There are a lot of attorneys up-in-arms over the fact that “Google knows everything.” In particular, I guess (because I didn’t attend) one of the discussions during a recent conference was over privacy, encryption, and the latest “user beware” buzzword. I’ve seen a number of attendees post stories about how Google knows your location.
For this blog’s faithful devotees, this isn’t really news. In fact, I’m quite vocal about the fact that Google probably knows more about me than I know about me. And that’s okay.
Honestly, if you didn’t know that your device, carrier, or manufacturer, implemented ways to track your movements . . . Well, I guess now you do. Yes, everyone’s doing it.
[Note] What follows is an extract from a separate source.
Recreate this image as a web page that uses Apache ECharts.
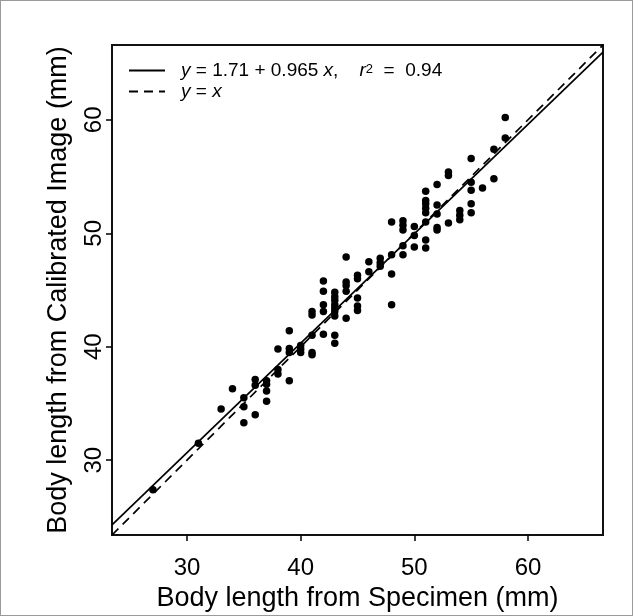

You need to learn about location sharing for your mobile device, then make a decision as to whether you want to participate. Bob Ambrogi has a good point for lawyers to remember:
This data is also evidence — evidence that could be used against your client or that your client could use against others. If it is stored somewhere, it is subject to subpoena. So don’t forget that Google and Apple and the cell carrier all may have tracking data relevant to your case.
Now, when you’re defending that stalking case, remember to ask for geolocation data from the opposing party’s cell phone or mobile devices. Google’s location history tool allows you to export the data as a KML file or view the information with timestamps.
If you’re really concerned, you can also delete all of your personal tracking information.
And don’t forget, this is the stuff the cops are looking at when your client’s saying he/she wasn’t at the location. You might be wise to sneak a peek at the information (you can log into your client’s Google account using incognito mode) during your first meeting.